Woody Harrelson, Triangle of Sadness |
In the second act of this year’s Palme d’Or winner, a group of obnoxious,wealthy passengers on a $250 million yacht, skippered by an unhinged, alcoholic and dysfunctional captain (Woody Harrelson) sit down to fine-dining at the Captain’s Dinner.
The yacht starts to wallow in a progressively strengthening storm and a lengthy sequence of vomiting and exploding toilets follows.
Sight gags aside, as the mayhem swirls around them, a Russian businessman, who has made his fortune from manure (“I sell shit”) and the captain take over the yacht’s public address system and drunkenly trade quotations from Kennedy, Reagan, Twain, Thatcher, Marx and Lenin.

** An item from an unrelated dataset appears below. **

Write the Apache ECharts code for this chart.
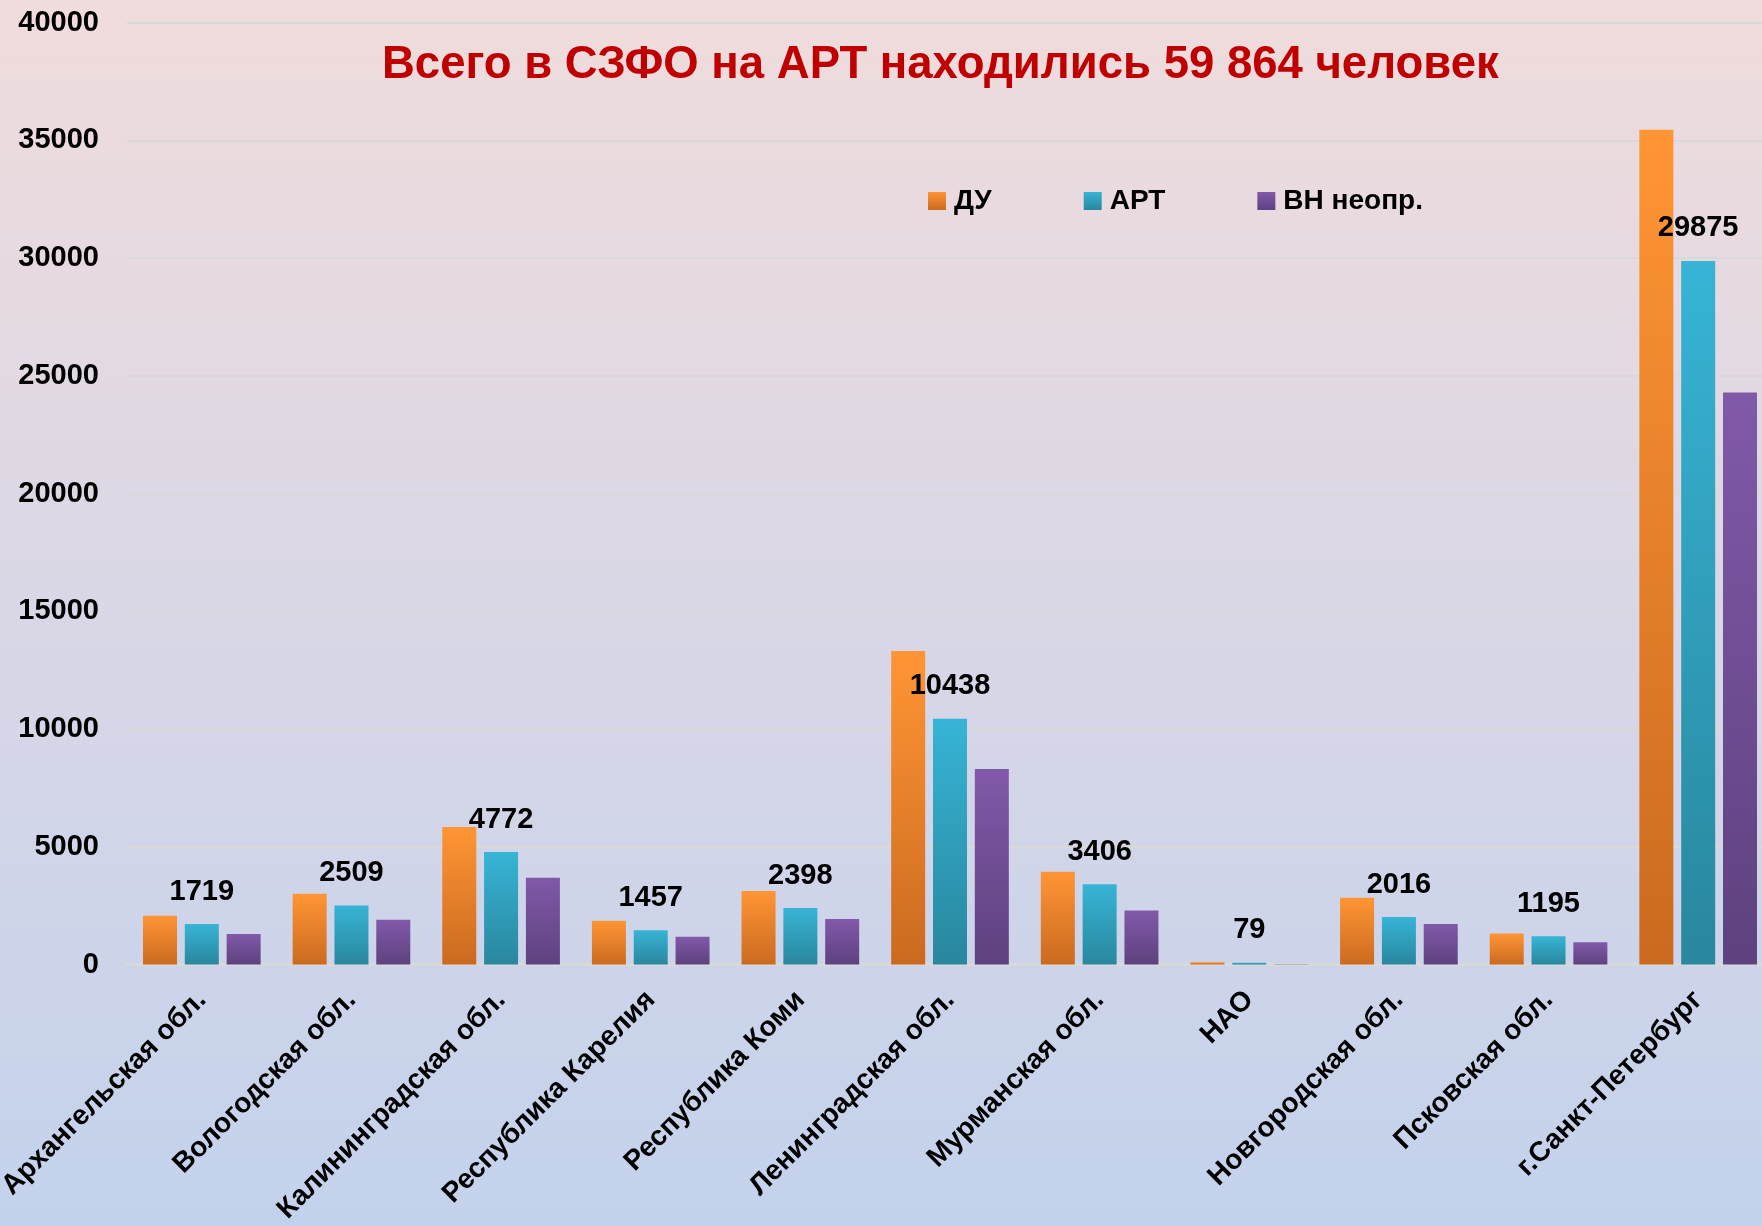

Passengers cringe in walkways in vomit-strained life jackets, avoiding floating excrement, runaway tables and other falling passengers, as the captain rants over the PA with “something that I wrote”:
“My government murdered Martin Luther King, Malcolm X, Bobby Kennedy and John F Kennedy. My government overthrew good, honest, democratic leaders of the people in Chile, Venezuela, Argentina, Peru, El Salvador, Nicaragua, Panama and Bolivia. Along with Britain, we carved up the Middle East, creating artificial geographical boundaries and installed puppet dictators. War, itself, became our most lucrative industry. Every bomb that’s dropped makes someone a millionaire. You don’t have to know where those bombs are exploding. You don’t have to see the grieving mothers and the mangled bodies of their children”.
The last few sentences are overlaid with images of a pirate boat armed with grenades and automatic weapons silently approaching the luxury yacht.
So begins the third act, as a handful of these wealthy survivors make it to a tropical island only to discover one of the yacht’s employees, a Filipino “toilet manager”, is the only one capable of catching fish and making a fire.
After the setups, the second and third acts suffer from our ability to telegraph what comes next. But the first act is more intriguing. Two runway models – he and she – are in a relationship. She earns more money than he does (female models do) and she is also a social media influencer with a decent following. When she allows him to pick up the dinner bill one night (she’s distracted and texting), he confronts her about the inequalities in their relationship. The dinner bill dispute escalates and suddenly consumes all of their lives – will they survive this First World problem? Or will a cruise on a $25 million yacht revitalize their relationship?
After his similarly acerbic The Squarein 2014, this social satire from writer-director Ruben Östlund wasn’t universally acclaimed at Cannes. Peter Bradshaw in The Guardian described the film as “an unworthy winner” of the Palme d’Or:
“There were no ideas in it that had not already been aired more subtly, more rewardingly, and yet also more powerfully in his previous film The Square, and it seemed very shallow to me”.
Östlund’s win places him a rare club of dual winners of the Palme d’Or - Coppola, Haneke, Kusterica, Loach, Imamura, the Dardeenes, Sjöberg and August. Does he deserve to be there? Does anyone really care? After all, Godard, Varda, Bertolucci, Tarkovsky and Bergman never once won a Palme d’Or, let alone two.
And the title? The Discreet Charm of the Bourgeois–sea would have been better.